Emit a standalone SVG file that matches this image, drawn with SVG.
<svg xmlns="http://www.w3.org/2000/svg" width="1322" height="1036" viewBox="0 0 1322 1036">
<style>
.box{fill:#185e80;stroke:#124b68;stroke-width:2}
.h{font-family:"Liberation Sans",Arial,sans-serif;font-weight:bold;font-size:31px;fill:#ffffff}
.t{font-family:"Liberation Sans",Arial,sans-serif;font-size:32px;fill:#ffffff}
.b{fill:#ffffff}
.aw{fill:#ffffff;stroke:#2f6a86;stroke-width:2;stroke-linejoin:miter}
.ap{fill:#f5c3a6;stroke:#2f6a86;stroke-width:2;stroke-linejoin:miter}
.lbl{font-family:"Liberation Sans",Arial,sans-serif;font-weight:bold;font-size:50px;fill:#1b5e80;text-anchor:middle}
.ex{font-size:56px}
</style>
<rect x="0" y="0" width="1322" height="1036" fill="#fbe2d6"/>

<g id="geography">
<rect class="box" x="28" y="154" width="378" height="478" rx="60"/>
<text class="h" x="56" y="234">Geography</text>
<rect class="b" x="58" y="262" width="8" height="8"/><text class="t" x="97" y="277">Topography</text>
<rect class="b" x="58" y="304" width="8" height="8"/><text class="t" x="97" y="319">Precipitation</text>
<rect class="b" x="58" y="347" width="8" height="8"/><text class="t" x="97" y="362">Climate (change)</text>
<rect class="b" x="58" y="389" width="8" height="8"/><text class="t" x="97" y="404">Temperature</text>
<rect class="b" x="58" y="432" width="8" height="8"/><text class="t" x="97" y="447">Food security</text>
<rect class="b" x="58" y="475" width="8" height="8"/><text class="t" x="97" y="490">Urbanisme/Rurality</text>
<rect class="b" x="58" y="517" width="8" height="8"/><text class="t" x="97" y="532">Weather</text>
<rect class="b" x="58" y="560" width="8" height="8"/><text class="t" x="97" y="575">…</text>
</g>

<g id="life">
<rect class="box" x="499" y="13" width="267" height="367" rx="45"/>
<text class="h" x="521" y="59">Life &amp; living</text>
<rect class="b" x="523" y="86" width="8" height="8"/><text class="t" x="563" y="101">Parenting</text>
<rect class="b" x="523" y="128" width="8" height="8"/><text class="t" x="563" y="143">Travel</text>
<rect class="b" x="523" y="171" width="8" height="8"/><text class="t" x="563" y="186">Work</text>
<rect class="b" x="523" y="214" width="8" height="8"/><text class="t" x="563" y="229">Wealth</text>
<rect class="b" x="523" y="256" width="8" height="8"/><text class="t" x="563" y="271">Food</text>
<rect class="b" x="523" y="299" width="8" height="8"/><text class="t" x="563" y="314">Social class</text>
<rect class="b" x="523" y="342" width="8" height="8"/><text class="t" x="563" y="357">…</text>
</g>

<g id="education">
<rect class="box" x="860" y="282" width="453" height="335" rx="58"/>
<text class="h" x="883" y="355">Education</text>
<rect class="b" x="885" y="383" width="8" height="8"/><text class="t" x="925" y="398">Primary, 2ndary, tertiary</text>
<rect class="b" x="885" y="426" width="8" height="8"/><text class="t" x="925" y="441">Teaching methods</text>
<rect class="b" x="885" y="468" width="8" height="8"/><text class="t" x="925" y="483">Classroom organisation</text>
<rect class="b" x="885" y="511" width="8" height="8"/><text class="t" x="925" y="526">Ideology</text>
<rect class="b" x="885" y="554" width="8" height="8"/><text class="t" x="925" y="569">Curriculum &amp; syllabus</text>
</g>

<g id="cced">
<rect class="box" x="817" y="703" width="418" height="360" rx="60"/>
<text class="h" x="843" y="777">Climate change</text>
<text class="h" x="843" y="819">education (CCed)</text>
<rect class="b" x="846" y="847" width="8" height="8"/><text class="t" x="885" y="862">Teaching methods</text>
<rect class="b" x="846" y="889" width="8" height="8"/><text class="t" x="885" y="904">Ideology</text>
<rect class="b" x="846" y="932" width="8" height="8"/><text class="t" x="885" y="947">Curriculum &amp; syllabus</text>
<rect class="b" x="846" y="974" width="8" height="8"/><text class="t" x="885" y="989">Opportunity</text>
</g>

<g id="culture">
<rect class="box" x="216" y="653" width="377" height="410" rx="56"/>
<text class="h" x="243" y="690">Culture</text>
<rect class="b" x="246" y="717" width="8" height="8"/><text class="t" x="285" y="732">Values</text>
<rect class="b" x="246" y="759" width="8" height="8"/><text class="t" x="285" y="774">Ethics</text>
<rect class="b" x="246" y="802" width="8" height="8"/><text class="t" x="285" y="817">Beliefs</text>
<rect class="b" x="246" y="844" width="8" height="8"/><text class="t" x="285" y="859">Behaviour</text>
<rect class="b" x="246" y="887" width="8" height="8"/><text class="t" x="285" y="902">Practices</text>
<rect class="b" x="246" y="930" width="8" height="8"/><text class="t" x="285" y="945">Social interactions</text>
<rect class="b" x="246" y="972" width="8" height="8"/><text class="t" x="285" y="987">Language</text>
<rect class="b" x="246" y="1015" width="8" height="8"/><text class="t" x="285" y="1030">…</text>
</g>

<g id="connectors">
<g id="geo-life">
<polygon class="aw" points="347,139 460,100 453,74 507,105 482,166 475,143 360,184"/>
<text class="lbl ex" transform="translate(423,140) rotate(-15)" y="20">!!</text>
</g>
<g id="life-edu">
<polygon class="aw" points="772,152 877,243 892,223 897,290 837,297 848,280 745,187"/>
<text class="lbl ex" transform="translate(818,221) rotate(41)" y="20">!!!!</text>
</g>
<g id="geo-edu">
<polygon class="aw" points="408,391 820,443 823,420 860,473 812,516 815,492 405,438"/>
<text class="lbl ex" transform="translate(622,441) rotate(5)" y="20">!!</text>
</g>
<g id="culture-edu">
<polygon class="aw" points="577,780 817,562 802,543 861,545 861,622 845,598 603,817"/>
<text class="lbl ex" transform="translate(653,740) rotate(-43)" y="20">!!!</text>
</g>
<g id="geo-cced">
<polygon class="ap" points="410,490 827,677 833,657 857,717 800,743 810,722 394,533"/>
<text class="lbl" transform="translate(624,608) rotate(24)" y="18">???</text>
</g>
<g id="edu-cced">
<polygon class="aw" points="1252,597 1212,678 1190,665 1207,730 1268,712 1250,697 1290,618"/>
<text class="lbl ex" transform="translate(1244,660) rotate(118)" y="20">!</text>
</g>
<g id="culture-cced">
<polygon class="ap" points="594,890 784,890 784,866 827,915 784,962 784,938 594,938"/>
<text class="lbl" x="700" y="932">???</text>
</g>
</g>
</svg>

┄┄┄┄┄┄┄┄┄┄

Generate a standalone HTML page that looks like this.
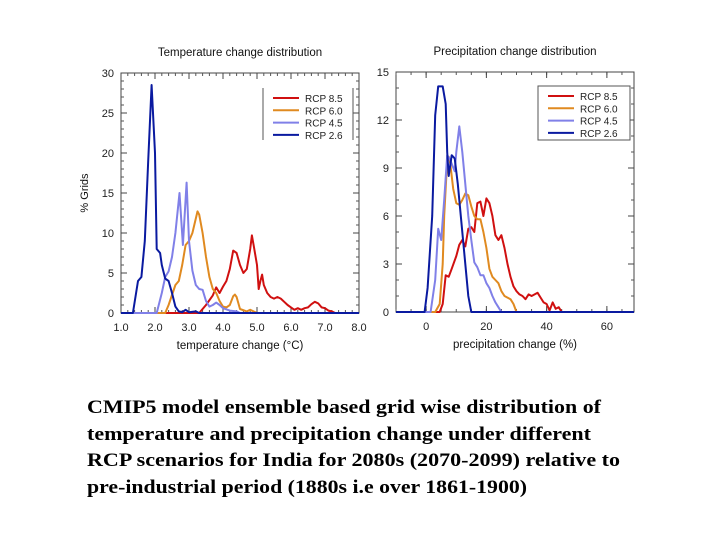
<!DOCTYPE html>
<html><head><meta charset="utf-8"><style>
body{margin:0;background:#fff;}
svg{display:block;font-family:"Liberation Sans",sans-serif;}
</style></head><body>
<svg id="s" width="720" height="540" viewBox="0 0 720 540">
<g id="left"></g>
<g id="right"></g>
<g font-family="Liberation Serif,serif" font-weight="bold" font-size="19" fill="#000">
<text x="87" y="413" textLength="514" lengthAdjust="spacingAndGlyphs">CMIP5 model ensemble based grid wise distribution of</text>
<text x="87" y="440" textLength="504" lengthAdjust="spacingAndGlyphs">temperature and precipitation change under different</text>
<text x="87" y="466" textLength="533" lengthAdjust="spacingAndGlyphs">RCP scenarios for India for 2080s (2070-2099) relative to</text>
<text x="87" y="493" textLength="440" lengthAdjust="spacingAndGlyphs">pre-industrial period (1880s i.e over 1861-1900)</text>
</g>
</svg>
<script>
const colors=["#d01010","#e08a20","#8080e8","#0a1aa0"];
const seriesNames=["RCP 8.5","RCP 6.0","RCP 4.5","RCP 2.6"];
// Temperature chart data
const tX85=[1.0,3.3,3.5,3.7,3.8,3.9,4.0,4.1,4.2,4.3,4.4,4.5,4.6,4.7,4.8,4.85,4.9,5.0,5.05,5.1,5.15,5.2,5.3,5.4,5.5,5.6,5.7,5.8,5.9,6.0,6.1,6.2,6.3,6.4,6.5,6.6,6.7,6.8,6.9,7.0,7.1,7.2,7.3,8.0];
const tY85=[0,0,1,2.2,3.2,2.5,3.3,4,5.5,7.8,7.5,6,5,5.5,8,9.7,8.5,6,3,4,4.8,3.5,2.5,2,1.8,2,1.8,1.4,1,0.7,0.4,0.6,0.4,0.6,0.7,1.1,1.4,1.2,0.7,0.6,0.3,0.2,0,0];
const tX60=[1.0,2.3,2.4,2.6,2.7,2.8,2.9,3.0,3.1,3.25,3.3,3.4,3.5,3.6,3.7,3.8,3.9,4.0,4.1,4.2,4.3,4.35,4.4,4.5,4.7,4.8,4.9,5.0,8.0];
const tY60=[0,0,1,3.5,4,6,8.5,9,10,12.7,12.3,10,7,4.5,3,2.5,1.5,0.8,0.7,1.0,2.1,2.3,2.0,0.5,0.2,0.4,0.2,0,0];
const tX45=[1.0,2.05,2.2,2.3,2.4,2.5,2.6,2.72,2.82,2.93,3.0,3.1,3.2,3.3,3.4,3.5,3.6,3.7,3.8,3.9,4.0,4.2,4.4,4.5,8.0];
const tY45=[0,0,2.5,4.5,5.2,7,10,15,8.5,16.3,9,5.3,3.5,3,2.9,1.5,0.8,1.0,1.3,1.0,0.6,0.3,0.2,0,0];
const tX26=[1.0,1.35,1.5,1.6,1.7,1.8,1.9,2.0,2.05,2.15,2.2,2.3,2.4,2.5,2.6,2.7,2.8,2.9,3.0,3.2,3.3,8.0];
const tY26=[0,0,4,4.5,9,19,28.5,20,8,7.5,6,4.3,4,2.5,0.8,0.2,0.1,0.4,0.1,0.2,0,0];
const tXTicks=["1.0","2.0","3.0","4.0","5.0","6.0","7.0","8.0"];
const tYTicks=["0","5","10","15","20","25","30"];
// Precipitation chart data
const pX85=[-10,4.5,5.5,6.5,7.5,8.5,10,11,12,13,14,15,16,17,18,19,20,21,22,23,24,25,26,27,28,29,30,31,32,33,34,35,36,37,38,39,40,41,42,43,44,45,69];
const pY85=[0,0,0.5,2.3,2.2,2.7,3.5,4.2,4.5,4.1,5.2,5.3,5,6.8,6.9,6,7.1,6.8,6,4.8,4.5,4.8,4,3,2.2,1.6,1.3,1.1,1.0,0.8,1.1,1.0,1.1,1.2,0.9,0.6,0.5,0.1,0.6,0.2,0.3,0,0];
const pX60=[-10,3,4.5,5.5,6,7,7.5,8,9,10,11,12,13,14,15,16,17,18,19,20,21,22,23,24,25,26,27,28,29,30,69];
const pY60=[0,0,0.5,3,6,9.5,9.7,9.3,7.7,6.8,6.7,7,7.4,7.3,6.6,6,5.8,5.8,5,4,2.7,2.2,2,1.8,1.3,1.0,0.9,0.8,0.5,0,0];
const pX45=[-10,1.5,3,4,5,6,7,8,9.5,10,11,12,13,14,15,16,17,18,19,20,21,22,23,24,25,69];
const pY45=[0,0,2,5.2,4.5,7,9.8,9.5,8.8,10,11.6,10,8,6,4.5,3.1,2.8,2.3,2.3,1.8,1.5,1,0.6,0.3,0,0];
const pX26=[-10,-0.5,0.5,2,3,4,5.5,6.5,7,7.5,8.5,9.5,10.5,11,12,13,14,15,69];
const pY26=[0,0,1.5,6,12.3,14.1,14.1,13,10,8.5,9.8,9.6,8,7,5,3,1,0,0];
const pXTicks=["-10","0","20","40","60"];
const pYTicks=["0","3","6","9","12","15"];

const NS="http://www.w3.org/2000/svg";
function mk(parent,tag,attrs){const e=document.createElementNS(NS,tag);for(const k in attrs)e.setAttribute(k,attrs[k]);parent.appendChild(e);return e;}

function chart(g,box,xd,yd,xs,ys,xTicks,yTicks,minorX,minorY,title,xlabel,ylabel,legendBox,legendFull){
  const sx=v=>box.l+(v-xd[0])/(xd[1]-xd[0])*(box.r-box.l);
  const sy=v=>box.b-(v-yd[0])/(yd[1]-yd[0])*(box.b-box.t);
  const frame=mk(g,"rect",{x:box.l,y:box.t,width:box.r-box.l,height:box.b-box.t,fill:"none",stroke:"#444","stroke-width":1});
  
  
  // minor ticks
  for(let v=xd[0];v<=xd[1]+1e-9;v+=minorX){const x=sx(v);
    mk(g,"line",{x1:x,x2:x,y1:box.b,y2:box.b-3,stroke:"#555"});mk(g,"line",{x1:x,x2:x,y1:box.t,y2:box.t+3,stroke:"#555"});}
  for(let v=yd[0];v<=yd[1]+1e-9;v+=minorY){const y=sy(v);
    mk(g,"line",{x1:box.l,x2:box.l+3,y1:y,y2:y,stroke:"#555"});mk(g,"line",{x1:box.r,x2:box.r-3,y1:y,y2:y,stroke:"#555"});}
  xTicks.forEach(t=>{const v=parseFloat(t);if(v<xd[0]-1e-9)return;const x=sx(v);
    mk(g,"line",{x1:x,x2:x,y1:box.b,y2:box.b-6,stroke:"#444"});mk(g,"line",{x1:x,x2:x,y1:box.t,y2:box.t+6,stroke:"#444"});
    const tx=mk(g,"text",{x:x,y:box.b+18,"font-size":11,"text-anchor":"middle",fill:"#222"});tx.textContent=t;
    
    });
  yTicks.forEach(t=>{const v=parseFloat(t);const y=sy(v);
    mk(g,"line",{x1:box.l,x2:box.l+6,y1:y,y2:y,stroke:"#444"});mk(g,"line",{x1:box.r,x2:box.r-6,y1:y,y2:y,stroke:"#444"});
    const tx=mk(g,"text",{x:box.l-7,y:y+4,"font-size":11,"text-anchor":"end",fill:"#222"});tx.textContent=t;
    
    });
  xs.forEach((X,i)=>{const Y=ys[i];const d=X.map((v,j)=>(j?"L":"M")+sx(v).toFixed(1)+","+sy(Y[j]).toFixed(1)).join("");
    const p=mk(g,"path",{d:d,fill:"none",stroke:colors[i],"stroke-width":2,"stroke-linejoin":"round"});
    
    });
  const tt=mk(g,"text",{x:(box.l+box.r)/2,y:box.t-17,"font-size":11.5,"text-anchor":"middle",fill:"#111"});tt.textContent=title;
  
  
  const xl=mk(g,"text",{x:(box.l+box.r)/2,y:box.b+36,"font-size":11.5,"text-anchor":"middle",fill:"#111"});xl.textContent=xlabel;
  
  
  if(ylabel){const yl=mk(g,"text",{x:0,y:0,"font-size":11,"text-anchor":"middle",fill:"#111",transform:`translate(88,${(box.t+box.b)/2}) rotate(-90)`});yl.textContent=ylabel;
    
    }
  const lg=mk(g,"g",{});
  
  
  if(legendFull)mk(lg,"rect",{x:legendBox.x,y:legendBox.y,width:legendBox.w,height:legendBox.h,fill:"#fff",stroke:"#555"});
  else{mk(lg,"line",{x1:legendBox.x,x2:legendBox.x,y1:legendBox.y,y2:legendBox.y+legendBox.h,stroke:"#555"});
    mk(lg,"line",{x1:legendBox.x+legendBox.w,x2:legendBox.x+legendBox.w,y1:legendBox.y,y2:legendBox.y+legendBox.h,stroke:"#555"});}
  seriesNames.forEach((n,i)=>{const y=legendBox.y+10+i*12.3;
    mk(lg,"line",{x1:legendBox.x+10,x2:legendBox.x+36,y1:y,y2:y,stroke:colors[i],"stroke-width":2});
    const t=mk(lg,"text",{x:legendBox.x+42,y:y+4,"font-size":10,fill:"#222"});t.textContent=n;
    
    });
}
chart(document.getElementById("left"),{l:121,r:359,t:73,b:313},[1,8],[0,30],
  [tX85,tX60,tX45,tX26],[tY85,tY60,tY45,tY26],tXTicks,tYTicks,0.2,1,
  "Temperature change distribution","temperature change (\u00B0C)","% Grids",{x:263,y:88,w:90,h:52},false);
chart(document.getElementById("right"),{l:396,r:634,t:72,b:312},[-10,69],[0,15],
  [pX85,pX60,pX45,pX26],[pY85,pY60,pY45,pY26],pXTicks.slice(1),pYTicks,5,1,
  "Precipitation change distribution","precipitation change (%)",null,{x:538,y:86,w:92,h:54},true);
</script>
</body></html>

┄┄┄┄┄┄┄┄┄┄

PROBLEM REQUIREMENTS:
Filter the data for the string "this" and copy every line that has it.

EXERCISE SOLUTION:
Emit a standalone SVG file that matches this image, drawn with SVG.
Generate a standalone HTML page that looks like this.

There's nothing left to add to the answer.